En Çok Okunanlar
Özet
Tüberküloz, Mycobacterium tuberculosis’in neden olduğu tüm organ ve dokuları tutabilen bir infeksiyon hastalığıdır. Primer deri tüberkülozları; tüberküloz primer kompleks (tüberküloz şankrı) ve “tuberculosis cutis miliaris” (miliyer deri tüberkülozu)’tir. Sekonder cilt tüberkülozları ise; lupus vulgaris, “tuberculosis verrucosa cutis”, skrofuloderma, “tuberculosis cutis orificialis” ve metastatik tüberküloz apseleridir. En sık görülen formu lupus vulgaristir. Nadir tutulumlarından birisi olan deri tüberkülozu; lezyonlarının spesifik olmayan klinik özellikleri nedeniyle tanı koymanın zor olduğu bir tüberküloz formudur ve pek çok hastalıkla karıştırılabilmektedir. Bu yazıda, son bir yıl içerisinde kliniğimize başvuran beş deri tüberkülozu olgusu incelenerek deri tüberkülozunun değişik klinik formlarda karşımıza çıkabileceği vurgulanmak istenmiştir.
GİRİŞ
Tüberküloz, Mycobacterium tuberculosis’in neden olduğu tüm organ ve dokuları tutabilen bir infeksiyon hastalığıdır. Ekstrapulmoner tüberküloz, primer infeksiyon sırasında lenfohematojen yolla diğer organlara yayılan ve latent kalan tüberküloz basilinin hayatın herhangi bir döneminde reaktive olmasıyla gelişmektedir. Tüberküloz lenfadenit ve plevra tüberkülozu ekstrapulmoner tüberkülozun en sık görülen formlarıdır (1-3). Deri tüberkülozları ise %1-1.5 görülme sıklığıyla ekstrapulmoner tüberkülozların çok az bir kısmını oluşturmaktadır. Deri tüberkülozunda etken; M. tuberculosis, M. bovis nadir olarak da M. bovis’in attenue suşu Bacillus Calmette–Guérin (BCG)’dir (4).
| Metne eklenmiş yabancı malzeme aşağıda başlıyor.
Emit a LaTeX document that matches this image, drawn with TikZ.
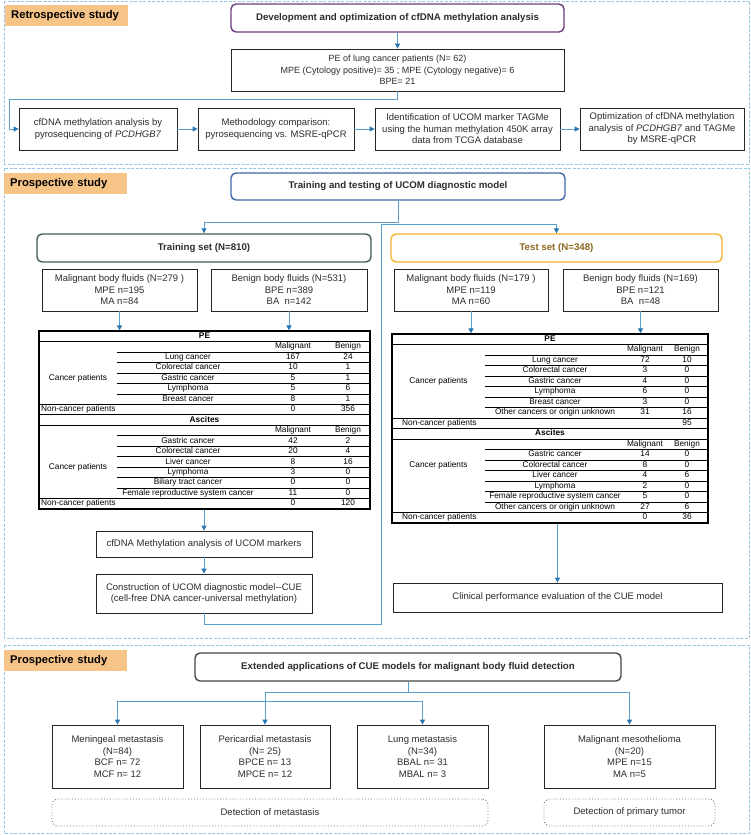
\documentclass[tikz,border=0pt]{standalone}
\usepackage{fontspec}
\setmainfont{Liberation Sans}
\usetikzlibrary{arrows.meta}
\definecolor{secline}{RGB}{150,200,228}
\definecolor{tagfill}{RGB}{246,196,134}
\definecolor{conn}{RGB}{90,160,205}
\definecolor{arr}{RGB}{40,118,176}
\definecolor{devc}{RGB}{106,60,124}
\definecolor{ttmc}{RGB}{64,104,168}
\definecolor{trainc}{RGB}{62,94,86}
\definecolor{testc}{RGB}{242,178,46}
\definecolor{testt}{RGB}{140,104,30}
\definecolor{extc}{RGB}{70,70,70}
\definecolor{dotc}{RGB}{130,110,150}
\definecolor{txt}{RGB}{45,45,45}
\begin{document}
\begin{tikzpicture}[x=1pt,y=-1pt,
  every node/.style={inner sep=0pt, text=txt},
  section/.style={draw=secline, line width=0.8pt, dash pattern=on 3pt off 1.5pt},
  tag/.style={fill=tagfill, anchor=north west, minimum width=123pt, minimum height=21pt, inner xsep=6pt, text width=111pt, align=left, font=\fontsize{11.2}{13}\selectfont\bfseries, text=black},
  box/.style={draw=black!85, line width=0.8pt, align=center, font=\fontsize{9.5}{11.5}\selectfont},
  headbox/.style={rounded corners=5pt, line width=1.4pt, align=center, font=\fontsize{9.7}{11.5}\selectfont\bfseries},
  dotbox/.style={draw=dotc, dotted, line width=0.9pt, rounded corners=6pt, align=center, font=\fontsize{9.5}{11.5}\selectfont},
  cell/.style={font=\fontsize{8.3}{9}\selectfont, text=black, text height=6pt, text depth=1.7pt},
  tcell/.style={cell, font=\fontsize{8.3}{9}\selectfont\bfseries},
  tabframe/.style={draw=black, line width=1.2pt},
  fullrule/.style={draw=black, line width=0.9pt},
  partrule/.style={draw=black, line width=0.65pt},
  conline/.style={draw=conn, line width=0.9pt},
  arrowline/.style={conline, -{Triangle[length=5pt,width=5pt,color=arr]}},
]
\fill[white] (0,0) rectangle (750,835);
\useasboundingbox (0,0) rectangle (750,835);

% ---------------- Section 1 ----------------
\draw[section] (4,1) rectangle (749,164);
\node[tag] (tag1) at (5,5) {\mbox{Retrospective study}};
\node[headbox, draw=devc, minimum width=333pt, minimum height=28pt] (dev) at (397.5,18) {Development and optimization of cfDNA methylation analysis};
\node[box, minimum width=333pt, minimum height=42pt, font=\fontsize{9}{11.5}\selectfont] (pe) at (397.5,70) {PE of lung cancer patients (N= 62)\\MPE (Cytology positive)= 35 ; MPE (Cytology negative)= 6\\BPE= 21};
\node[box, minimum width=158pt, minimum height=42pt] (b1) at (98,129) {cfDNA methylation analysis by\\pyrosequencing of \textit{PCDHGB7}};
\node[box, minimum width=156pt, minimum height=42pt] (b2) at (276,129) {Methodology comparison:\\pyrosequencing vs. MSRE-qPCR};
\node[box, minimum width=185pt, minimum height=42pt] (b3) at (467.5,129) {Identification of UCOM marker TAGMe\\using the human methylation 450K array\\data from TCGA database};
\node[box, minimum width=164pt, minimum height=42pt] (b4) at (662,129) {Optimization of cfDNA methylation\\analysis of \textit{PCDHGB7} and TAGMe\\by MSRE-qPCR};
\draw[arrowline] (dev.south) -- (pe.north);
\draw[arrowline] (pe.south) -- ++(0,8) -| (9,129) -- (b1.west);
\draw[arrowline] (b1.east) -- (b2.west);
\draw[arrowline] (b2.east) -- (b3.west);
\draw[arrowline] (b3.east) -- (b4.west);

% ---------------- Section 2 ----------------
\draw[section] (4,168) rectangle (749,638);
\node[tag] (tag2) at (4,173) {\mbox{Prospective study}};
\node[headbox, draw=ttmc, minimum width=334pt, minimum height=27pt] (ttm) at (398,186.5) {Training and testing of UCOM diagnostic model};
\node[headbox, draw=trainc, minimum width=334pt, minimum height=28pt] (train) at (204,248) {Training set (N=810)};
\node[headbox, draw=testc, text=testt, minimum width=331pt, minimum height=28pt] (test) at (556.5,248) {Test set (N=348)};
\node[box, minimum width=155pt, minimum height=42pt] (mal1) at (119.5,290) {Malignant body fluids (N=279 )\\MPE n=195\\MA n=84};
\node[box, minimum width=156pt, minimum height=42pt] (ben1) at (289,290) {Benign body fluids (N=531)\\BPE n=389\\BA\ \ n=142};
\node[box, minimum width=154pt, minimum height=42pt] (mal2) at (471,290) {Malignant body fluids (N=179 )\\MPE n=119\\MA n=60};
\node[box, minimum width=155pt, minimum height=42pt] (ben2) at (640.5,290) {Benign body fluids (N=169)\\BPE n=121\\BA\ \ n=48};

% Table 1
\node[tabframe, minimum width=331pt, minimum height=178pt] (tab1) at (204.5,420) {};
\def\tAy{331}\def\tAh{10.47}
\foreach \ri in {2,8,9,10,17} \draw[fullrule] (39,{\tAy+(\ri-1)*\tAh}) -- (370,{\tAy+(\ri-1)*\tAh});
\foreach \ri in {3,4,5,6,7,11,12,13,14,15,16} \draw[partrule] (117,{\tAy+(\ri-1)*\tAh}) -- (370,{\tAy+(\ri-1)*\tAh});
\node[tcell] (t1pe) at (204.5,{\tAy+0.5*\tAh}) {PE};
\node[tcell] (t1as) at (204.5,{\tAy+8.5*\tAh}) {Ascites};
\foreach \ri/\kk in {2/a,10/b} {
  \node[cell] (t1hm\kk) at (293,{\tAy+(\ri-0.5)*\tAh}) {Malignant};
  \node[cell] (t1hb\kk) at (348,{\tAy+(\ri-0.5)*\tAh}) {Benign};
}
\foreach \ri/\nm/\cm/\cb in {3/Lung cancer/167/24, 4/Colorectal cancer/10/1, 5/Gastric cancer/5/1, 6/Lymphoma/5/6, 7/Breast cancer/8/1, 11/Gastric cancer/42/2, 12/Colorectal cancer/20/4, 13/Liver cancer/8/16, 14/Lymphoma/3/0, 15/Biliary tract cancer/0/0, 16/Female reproductive system cancer/11/0} {
  \node[cell] (t1n\ri) at (188,{\tAy+(\ri-0.5)*\tAh}) {\nm};
  \node[cell] (t1m\ri) at (293,{\tAy+(\ri-0.5)*\tAh}) {\cm};
  \node[cell] (t1b\ri) at (348,{\tAy+(\ri-0.5)*\tAh}) {\cb};
}
\node[cell] (t1cpa) at (78,{\tAy+4.5*\tAh}) {Cancer patients};
\node[cell] (t1cpb) at (78,{\tAy+13.0*\tAh}) {Cancer patients};
\node[cell, anchor=west] (t1nca) at (41,{\tAy+7.5*\tAh}) {Non-cancer patients};
\node[cell] (t1ncam) at (293,{\tAy+7.5*\tAh}) {0};
\node[cell] (t1ncab) at (348,{\tAy+7.5*\tAh}) {356};
\node[cell, anchor=west] (t1ncb) at (41,{\tAy+16.5*\tAh}) {Non-cancer patients};
\node[cell] (t1ncbm) at (293,{\tAy+16.5*\tAh}) {0};
\node[cell] (t1ncbb) at (348,{\tAy+16.5*\tAh}) {120};

% Table 2
\node[tabframe, minimum width=316pt, minimum height=189pt] (tab2) at (550,428.5) {};
\def\tBy{334}\def\tBh{10.5}
\foreach \ri in {2,9,10,11,18} \draw[fullrule] (392,{\tBy+(\ri-1)*\tBh}) -- (708,{\tBy+(\ri-1)*\tBh});
\foreach \ri in {3,4,5,6,7,8,12,13,14,15,16,17} \draw[partrule] (485,{\tBy+(\ri-1)*\tBh}) -- (708,{\tBy+(\ri-1)*\tBh});
\node[tcell] (t2pe) at (550,{\tBy+0.5*\tBh}) {PE};
\node[tcell] (t2as) at (550,{\tBy+9.5*\tBh}) {Ascites};
\foreach \ri/\kk in {2/a,11/b} {
  \node[cell] (t2hm\kk) at (645,{\tBy+(\ri-0.5)*\tBh}) {Malignant};
  \node[cell] (t2hb\kk) at (687,{\tBy+(\ri-0.5)*\tBh}) {Benign};
}
\foreach \ri/\nm/\cm/\cb in {3/Lung cancer/72/10, 4/Colorectal cancer/3/0, 5/Gastric cancer/4/0, 6/Lymphoma/6/0, 7/Breast cancer/3/0, 8/Other cancers or origin unknown/31/16, 12/Gastric cancer/14/0, 13/Colorectal cancer/8/0, 14/Liver cancer/4/6, 15/Lymphoma/2/0, 16/Female reproductive system cancer/5/0, 17/Other cancers or origin unknown/27/6} {
  \node[cell] (t2n\ri) at (555,{\tBy+(\ri-0.5)*\tBh}) {\nm};
  \node[cell] (t2m\ri) at (645,{\tBy+(\ri-0.5)*\tBh}) {\cm};
  \node[cell] (t2b\ri) at (687,{\tBy+(\ri-0.5)*\tBh}) {\cb};
}
\node[cell] (t2cpa) at (438.5,{\tBy+4.5*\tBh}) {Cancer patients};
\node[cell] (t2cpb) at (438.5,{\tBy+12.5*\tBh}) {Cancer patients};
\node[cell, anchor=west] (t2nca) at (402,{\tBy+8.5*\tBh}) {Non-cancer patients};
\node[cell] (t2ncab) at (687,{\tBy+8.5*\tBh}) {95};
\node[cell, anchor=west] (t2ncb) at (402,{\tBy+17.5*\tBh}) {Non-cancer patients};
\node[cell] (t2ncbm) at (645,{\tBy+17.5*\tBh}) {0};
\node[cell] (t2ncbb) at (687,{\tBy+17.5*\tBh}) {36};

\node[box, minimum width=216pt, minimum height=26pt] (cfdna) at (204,544) {cfDNA Methylation analysis of UCOM markers};
\node[box, minimum width=216pt, minimum height=39pt] (cons) at (204,593.5) {Construction of UCOM diagnostic model-{}-CUE\\(cell-free DNA cancer-universal methylation)};
\node[box, minimum width=329pt, minimum height=29pt] (clin) at (557.5,597.5) {Clinical performance evaluation of the CUE model};

\draw[arrowline] (ttm.south) -- ++(0,22) -| (train.north);
\draw[arrowline] (mal1.south) -- (mal1.south |- tab1.north);
\draw[arrowline] (ben1.south) -- (ben1.south |- tab1.north);
\draw[arrowline] (mal2.south) -- (mal2.south |- tab2.north);
\draw[arrowline] (ben2.south) -- (ben2.south |- tab2.north);
\draw[arrowline] (cfdna.north |- tab1.south) -- (cfdna.north);
\draw[arrowline] (cfdna.south) -- (cons.north);
\draw[arrowline] (clin.north |- tab2.south) -- (clin.north);
\draw[arrowline] (cons.south) -- ++(0,11) -| (381,224) -| (test.north);

% ---------------- Section 3 ----------------
\draw[section] (4,645) rectangle (749,833);
\node[tag] (tag3) at (4,650) {\mbox{Prospective study}};
\node[headbox, draw=extc, minimum width=426pt, minimum height=28pt] (ext) at (408,667) {Extended applications of CUE models for malignant body fluid detection};
\node[box, minimum width=131pt, minimum height=63pt] (m1) at (117.5,756.5) {Meningeal metastasis\\(N=84)\\BCF n= 72\\MCF n= 12};
\node[box, minimum width=130pt, minimum height=63pt] (m2) at (265,756.5) {Pericardial metastasis\\(N= 25)\\BPCE n= 13\\MPCE n= 12};
\node[box, minimum width=131pt, minimum height=63pt] (m3) at (422.5,756.5) {Lung metastasis\\(N=34)\\BBAL n= 31\\MBAL n= 3};
\node[box, minimum width=171pt, minimum height=63pt] (m4) at (629.5,756.5) {Malignant mesothelioma\\(N=20)\\MPE n=15\\MA n=5};
\node[dotbox, minimum width=436pt, minimum height=27pt] (det1) at (270,812.5) {Detection of metastasis};
\node[dotbox, minimum width=171pt, minimum height=27pt] (det2) at (629.5,812.5) {Detection of primary tumor};
\coordinate (j1) at (408,692);
\coordinate (j2) at (265,701);
\draw[conline] (ext.south) -- (j1);
\draw[conline] (m2.north |- j1) -- (m4.north |- j1);
\draw[arrowline] (m2.north |- j1) -- (m2.north);
\draw[arrowline] (m4.north |- j1) -- (m4.north);
\draw[conline] (m1.north |- j2) -- (m3.north |- j2);
\draw[arrowline] (m1.north |- j2) -- (m1.north);
\draw[arrowline] (m3.north |- j2) -- (m3.north);
\end{tikzpicture}
\end{document}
Primer deri tüberkülozları; tüberküloz primer kompleks (tüberküloz şankrı) ve “tuberculosis cutis miliaris” (miliyer deri tüberkülozu)’tir. Sekonder cilt tüberkülozları ise; lupus vulgaris, “tuberculosis verrucosa cutis”, skrofuloderma, “tuberculosis cutis orificialis” ve metastatik tüberküloz apseleridir. En sık görülen formu lupus vulgaristir. Deri tüberkülozu olgularında klinik belirtilerin geniş bir spektruma sahip olması nedeniyle tanı ve tedavide gecikmeler olabilmektedir (1,4).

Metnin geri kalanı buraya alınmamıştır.